East of England businesses face debt risks

Businesses in the East of England are treading a tight rope with their finances, according to the latest figures from insolvency and restructuring trade body R3.

Their data reveals that 7% of businesses in the region would struggle to repay debts if interest rates were to rise by even 1%.

It equates to 21,000 firms who are deemed to be at serious risk of insolvency, while the number of zombie firms – those only able to trade due to low borrowing costs – has also surged.

This marks a significant rise from the number of firms that were deemed to be in that situation in September 2016, when zombie firms accounted for less than 1% of those in the East of England.

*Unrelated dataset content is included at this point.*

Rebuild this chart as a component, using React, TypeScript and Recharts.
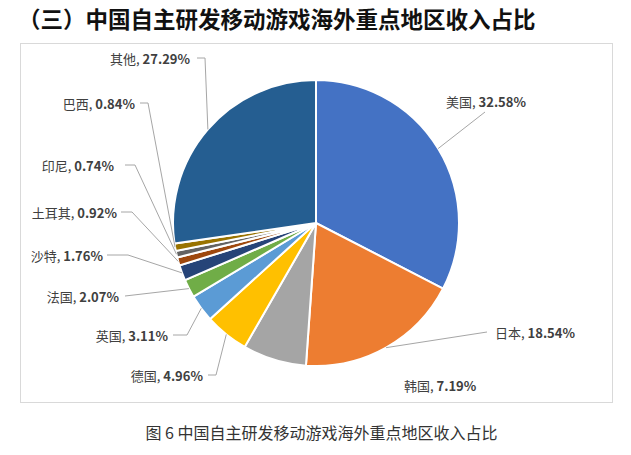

R3 and BDRC Continental have carried out the survey into business distress for some time, and use the figures to map the state of businesses all over the UK.

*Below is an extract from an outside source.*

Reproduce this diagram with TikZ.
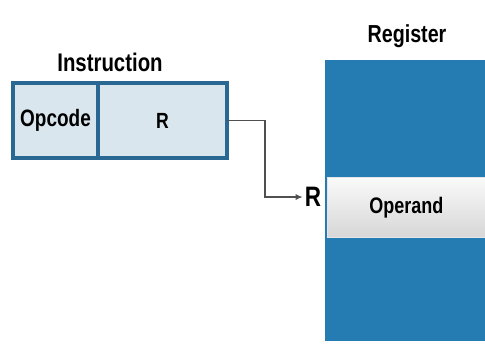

Of concern to R3 Eastern Chairman Mark Upton, is the fact that 18% of firms in the East of England are only paying interest on their debts – up from 13% last September.

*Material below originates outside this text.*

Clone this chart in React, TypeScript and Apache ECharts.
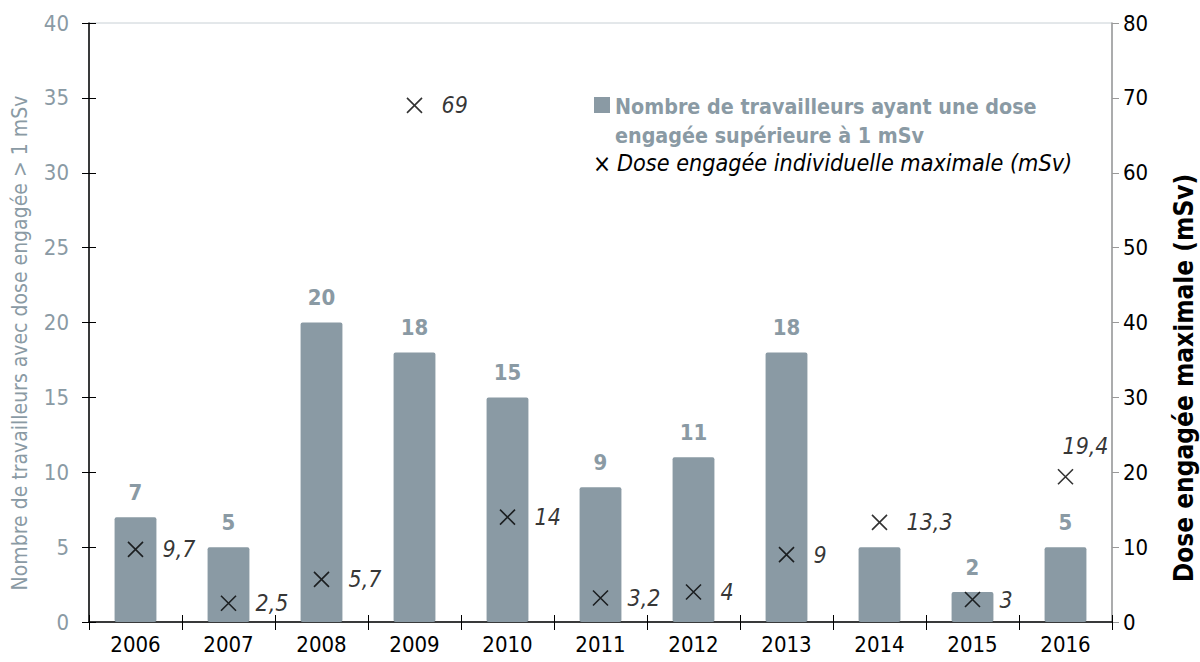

He adds that with “tens of thousands of firms walking a very tight line”, rising inflation could lead to a “double whammy for struggling businesses” should interest rates also rise.

It is a similar situation for firms in the north of England, where the latest figures suggest around 29,000 firms could be facing an increased risk of insolvency.

Those facing difficulties are encouraged to consider options reviews to detail how best to move forwards.

This should reveal if simple management or complex debt restructuring processes are required, while businesses can also seek advice that is appropriate for their situation.

Innovative thinking can help a business to overcome its issues, which is why turnaround management services can help to alleviate some of the stress and pressure placed on existing management teams.